In a shocking revelation, it has been found that the state exchequer is heavily burdened paying annual salaries to the government employees. Owing to the Chief Minister KCR's frequent announcements of salary hikes and incentives, the state exchequer is cringing under the burden of paying its own representatives. 

When the state was formed in 2014, the annual salary bill accounted for Rs 18,400 crore. Following the division, KCR promised government employees to award them for their support to the formation of the statehood. He announced a 43% fitment for 3 lakh employees and 1.5 lakh pensioners in March 2015 to be paid with effect from June 2014. 

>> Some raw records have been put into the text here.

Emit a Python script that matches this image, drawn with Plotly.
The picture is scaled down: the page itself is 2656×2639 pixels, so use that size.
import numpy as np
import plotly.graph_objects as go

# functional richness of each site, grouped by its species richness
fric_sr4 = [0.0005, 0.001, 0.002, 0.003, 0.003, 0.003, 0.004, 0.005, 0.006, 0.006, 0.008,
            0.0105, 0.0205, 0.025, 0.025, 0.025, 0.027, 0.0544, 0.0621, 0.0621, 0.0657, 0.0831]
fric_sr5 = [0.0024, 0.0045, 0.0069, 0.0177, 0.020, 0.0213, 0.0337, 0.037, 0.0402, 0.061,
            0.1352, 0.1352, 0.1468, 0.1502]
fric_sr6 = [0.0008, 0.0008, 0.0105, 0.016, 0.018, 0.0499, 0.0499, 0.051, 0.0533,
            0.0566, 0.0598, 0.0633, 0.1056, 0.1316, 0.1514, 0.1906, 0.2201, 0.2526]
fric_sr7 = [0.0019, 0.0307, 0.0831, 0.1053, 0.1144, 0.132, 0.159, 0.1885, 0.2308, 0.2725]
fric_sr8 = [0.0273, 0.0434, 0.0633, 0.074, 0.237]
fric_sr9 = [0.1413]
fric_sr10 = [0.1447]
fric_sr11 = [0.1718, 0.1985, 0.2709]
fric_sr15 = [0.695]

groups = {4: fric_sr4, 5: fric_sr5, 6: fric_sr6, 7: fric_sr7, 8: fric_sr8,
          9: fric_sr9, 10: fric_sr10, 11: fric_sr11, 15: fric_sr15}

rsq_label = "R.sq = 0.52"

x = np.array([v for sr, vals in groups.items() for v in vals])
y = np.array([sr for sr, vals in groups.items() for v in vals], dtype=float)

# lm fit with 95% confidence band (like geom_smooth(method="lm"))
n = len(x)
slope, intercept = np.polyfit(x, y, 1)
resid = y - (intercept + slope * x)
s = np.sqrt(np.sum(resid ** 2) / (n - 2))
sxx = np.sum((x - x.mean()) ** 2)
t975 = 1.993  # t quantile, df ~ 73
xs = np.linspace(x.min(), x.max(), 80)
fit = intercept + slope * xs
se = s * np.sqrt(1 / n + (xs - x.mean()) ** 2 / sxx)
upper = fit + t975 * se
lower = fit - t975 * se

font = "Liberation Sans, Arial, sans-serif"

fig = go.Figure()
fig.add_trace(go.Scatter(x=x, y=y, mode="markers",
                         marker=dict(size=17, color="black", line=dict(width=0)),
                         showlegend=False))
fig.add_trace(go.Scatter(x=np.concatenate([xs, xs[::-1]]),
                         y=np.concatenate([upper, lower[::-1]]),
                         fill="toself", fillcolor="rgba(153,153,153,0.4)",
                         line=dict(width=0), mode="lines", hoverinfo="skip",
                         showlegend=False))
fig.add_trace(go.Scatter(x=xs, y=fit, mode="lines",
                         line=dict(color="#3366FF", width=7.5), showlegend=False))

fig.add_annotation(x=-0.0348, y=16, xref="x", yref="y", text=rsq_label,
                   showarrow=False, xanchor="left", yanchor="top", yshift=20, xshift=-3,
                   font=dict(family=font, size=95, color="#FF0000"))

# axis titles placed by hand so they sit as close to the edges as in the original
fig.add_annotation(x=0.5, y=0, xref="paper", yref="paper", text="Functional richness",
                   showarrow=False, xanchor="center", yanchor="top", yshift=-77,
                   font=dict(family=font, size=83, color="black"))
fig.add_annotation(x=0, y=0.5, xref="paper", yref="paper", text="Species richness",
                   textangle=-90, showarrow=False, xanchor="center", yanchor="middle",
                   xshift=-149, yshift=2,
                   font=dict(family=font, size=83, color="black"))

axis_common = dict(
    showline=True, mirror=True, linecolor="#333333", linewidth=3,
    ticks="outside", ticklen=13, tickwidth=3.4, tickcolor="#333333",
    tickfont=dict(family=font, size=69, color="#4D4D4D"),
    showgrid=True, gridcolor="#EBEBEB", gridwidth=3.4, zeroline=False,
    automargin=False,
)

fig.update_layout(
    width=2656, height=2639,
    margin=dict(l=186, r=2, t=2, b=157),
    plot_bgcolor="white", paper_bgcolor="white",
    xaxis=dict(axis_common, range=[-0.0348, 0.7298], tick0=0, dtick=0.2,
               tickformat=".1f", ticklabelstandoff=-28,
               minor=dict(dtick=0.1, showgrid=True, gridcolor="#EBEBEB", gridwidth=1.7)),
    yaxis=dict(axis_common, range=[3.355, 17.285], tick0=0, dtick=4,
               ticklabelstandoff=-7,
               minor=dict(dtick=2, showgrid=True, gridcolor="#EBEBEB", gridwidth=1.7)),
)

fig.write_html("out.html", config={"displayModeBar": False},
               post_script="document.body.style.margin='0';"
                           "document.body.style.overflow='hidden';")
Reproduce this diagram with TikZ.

The annual salary, thus, crossing the Rs 30,000 crore benchmark. However, that did not  stop KCR from further announcements. He announced a 44 percent fitment for 57,000 RTC staff, increasing the burden on the state by Rs 800 crore. Apart from this, he also announced a 'special Telangana increment' in recognition of their active role in the statehood agitation, which further levied a cost of Rs 570 crore on the state. 

Also, four DAs were announced for employees, which accounted for nearly 500 crore. Salary hikes for contract lecturers, VROs, VRAs, anganwadi workers, and ASHA workers were also announced. This amounted to a burden of another 450 crore. The salaries of Cabinet ministers, MLCs, MLAs and public representatives were also increased, which imposed a burden of nearly 30 crore per year. Thus, half of the government revenues are going in payment of salaries, leaving little or no room for welfare and development schemes.